Charles Perrow’s Normal Accident Theory (NAT), described in his book Normal Accidents, states that the complexity inherent to tightly coupled technology systems makes accidents inevitable. Perrow’s hypothesis is that the tight coupling causes interactions to escalate rapidly and without obstruction. “Normal” is a nod to the inevitability of such accidents.
Todd LaPorte, who founded the Berkeley school of High Reliability Theory, believes that there are organizational strategies to achieve high reliability even in the face of such tight coupling. The two theories have been debated for quite some time. While the authors don’t completely agree as to how they can coexist (LaPorte believes that they are complimentary and Perrow believes that they are useful for the purposes of comparison), we believe there is something to be gained from them.
One paradox from these debates becomes intuitively obvious to our pursuit of high availability and highly scalable systems: The better we are at building systems that avoid problems and crises, the less practice we have in solving problems and crises. As the practice of resolving failures are critical to our learning, we become more and more inept at rapidly resolving these failures as their frequency decreases. Therefore, as we get better at building fault tolerant and scalable systems, we get worse at resolving crisis situations that are almost certain to happen at some point.
Weick and Sutcliffe have a solution to this paradox that we paraphrase as “organizational mindfulness”. They identify 5 practices for developing this mindfulness:
1) Preoccupation with failure. This practice is all about monitoring IT systems and reporting errors in a timely fashion. Success, they argue, narrows perceptions and breeds overconfidence. To combat the resulting complacency, organizations need complete transparency into system faults and failures. Reports should be widely distributed and discussed frequently such as in our oft recommended “operations review” process outlined within the Art of Scalability.
2) Reluctance to simplify interpretations. Take nothing for granted and seek input from diverse sources. Don’t try to box failures into expected behavior and act with a healthy bit of paranoia.
3) Sensitivity to operations. Look at detail data at the minute level, such as we’ve suggested in our posts on monitoring. Include the usage of real time data and make ongoing assessments and continual updates of this data. We think our book and our post on monitoring strategies have some good suggestions on this topic.
4) Commitment to resilience. Build excess capability by rotating positions and training your people in new skills. Former employees of eBay operations can attest that DBAs, SAs and Network Engineers used to be rotated through the operations center to do just this. Furthermore, once fixes are made the organization should be quickly returned to a sense of preparedness for the next situation.

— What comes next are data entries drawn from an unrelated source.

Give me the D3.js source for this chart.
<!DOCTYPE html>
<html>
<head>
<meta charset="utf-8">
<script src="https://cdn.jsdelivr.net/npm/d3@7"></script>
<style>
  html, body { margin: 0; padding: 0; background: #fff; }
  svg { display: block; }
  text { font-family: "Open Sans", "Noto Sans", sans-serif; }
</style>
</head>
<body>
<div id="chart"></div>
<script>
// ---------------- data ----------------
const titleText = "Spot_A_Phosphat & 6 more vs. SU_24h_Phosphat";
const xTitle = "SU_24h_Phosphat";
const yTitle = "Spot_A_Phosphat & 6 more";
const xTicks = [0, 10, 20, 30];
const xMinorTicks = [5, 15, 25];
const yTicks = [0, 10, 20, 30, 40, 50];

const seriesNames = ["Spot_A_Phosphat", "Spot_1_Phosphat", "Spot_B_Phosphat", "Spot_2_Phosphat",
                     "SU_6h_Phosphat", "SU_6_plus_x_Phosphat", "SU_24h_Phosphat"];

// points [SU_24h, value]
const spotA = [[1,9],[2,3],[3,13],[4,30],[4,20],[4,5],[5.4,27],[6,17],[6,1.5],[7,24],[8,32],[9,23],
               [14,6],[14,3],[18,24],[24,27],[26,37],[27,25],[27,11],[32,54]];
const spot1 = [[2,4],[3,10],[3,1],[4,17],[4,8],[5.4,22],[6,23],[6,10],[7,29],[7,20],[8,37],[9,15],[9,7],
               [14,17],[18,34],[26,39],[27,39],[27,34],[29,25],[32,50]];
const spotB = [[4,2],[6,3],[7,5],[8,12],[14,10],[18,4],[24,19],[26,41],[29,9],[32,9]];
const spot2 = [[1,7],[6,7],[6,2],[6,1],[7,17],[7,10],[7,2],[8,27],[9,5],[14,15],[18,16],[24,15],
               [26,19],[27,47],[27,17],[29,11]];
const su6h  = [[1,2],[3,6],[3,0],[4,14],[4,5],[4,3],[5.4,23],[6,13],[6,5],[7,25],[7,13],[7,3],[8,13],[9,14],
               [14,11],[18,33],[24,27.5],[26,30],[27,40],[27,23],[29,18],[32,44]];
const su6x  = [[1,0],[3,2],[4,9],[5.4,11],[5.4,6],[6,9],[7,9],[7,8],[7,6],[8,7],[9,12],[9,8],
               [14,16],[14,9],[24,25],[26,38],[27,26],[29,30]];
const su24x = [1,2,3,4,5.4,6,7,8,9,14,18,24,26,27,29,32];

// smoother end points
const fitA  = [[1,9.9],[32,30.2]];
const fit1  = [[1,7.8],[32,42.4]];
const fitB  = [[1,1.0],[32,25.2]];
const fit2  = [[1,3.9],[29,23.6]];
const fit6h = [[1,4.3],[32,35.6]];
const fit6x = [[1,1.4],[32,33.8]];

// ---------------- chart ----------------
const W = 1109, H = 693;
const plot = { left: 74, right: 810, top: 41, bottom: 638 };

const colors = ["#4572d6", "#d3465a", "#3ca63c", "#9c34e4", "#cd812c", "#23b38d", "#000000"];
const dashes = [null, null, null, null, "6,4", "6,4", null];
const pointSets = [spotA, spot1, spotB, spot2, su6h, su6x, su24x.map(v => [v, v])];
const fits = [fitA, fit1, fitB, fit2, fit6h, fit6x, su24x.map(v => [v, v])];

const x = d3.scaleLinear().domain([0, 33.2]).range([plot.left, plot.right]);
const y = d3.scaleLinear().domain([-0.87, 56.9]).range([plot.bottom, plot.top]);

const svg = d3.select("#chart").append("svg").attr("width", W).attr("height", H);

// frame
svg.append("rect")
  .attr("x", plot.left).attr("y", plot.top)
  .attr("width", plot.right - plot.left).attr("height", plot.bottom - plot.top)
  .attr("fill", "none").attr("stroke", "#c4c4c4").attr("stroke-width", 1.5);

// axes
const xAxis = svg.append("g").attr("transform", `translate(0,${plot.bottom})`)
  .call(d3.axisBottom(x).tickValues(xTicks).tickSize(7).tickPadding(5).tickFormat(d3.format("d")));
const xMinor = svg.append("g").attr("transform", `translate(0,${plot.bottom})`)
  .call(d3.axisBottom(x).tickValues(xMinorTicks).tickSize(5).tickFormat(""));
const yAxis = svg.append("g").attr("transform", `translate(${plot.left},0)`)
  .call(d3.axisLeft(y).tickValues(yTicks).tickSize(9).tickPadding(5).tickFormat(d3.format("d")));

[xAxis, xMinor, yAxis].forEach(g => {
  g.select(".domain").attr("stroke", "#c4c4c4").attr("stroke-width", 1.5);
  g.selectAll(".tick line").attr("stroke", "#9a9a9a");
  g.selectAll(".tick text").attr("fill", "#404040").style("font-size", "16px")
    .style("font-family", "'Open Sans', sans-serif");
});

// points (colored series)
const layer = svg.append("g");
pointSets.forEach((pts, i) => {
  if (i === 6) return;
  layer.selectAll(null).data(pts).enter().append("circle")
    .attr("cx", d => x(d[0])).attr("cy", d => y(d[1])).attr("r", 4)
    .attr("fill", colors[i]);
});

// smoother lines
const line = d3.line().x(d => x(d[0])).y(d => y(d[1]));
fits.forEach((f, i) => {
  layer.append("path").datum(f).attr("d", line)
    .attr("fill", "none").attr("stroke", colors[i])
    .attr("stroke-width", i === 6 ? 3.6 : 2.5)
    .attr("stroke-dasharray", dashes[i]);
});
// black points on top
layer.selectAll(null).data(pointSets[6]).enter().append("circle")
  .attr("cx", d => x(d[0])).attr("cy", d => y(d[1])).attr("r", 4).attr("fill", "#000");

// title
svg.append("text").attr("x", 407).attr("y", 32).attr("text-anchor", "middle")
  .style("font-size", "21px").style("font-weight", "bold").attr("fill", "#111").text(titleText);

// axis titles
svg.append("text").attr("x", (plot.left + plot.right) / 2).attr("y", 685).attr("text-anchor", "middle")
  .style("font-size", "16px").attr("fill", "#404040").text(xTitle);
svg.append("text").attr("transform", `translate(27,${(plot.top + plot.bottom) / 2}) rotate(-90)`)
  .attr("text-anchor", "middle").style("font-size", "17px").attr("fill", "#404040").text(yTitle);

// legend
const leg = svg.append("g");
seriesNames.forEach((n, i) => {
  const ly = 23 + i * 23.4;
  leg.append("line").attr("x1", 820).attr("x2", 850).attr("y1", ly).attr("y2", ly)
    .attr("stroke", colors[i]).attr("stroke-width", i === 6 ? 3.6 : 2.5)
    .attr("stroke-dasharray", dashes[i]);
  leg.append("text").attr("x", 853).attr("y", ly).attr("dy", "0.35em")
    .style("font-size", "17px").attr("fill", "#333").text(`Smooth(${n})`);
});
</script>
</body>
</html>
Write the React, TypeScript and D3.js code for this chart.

5) Deference to expertise. During crisis events, shift the leadership role to the person possessing the greatest expertise to deal with the problem. Our book also suggests creating a competency around crisis management such as a “technical duty officer” in the operations center.
We would add that every operations team should use every failure as a learning opportunity, especially in those environments in which failures are infrequent. A good way to do this is to leverage the post mortem process.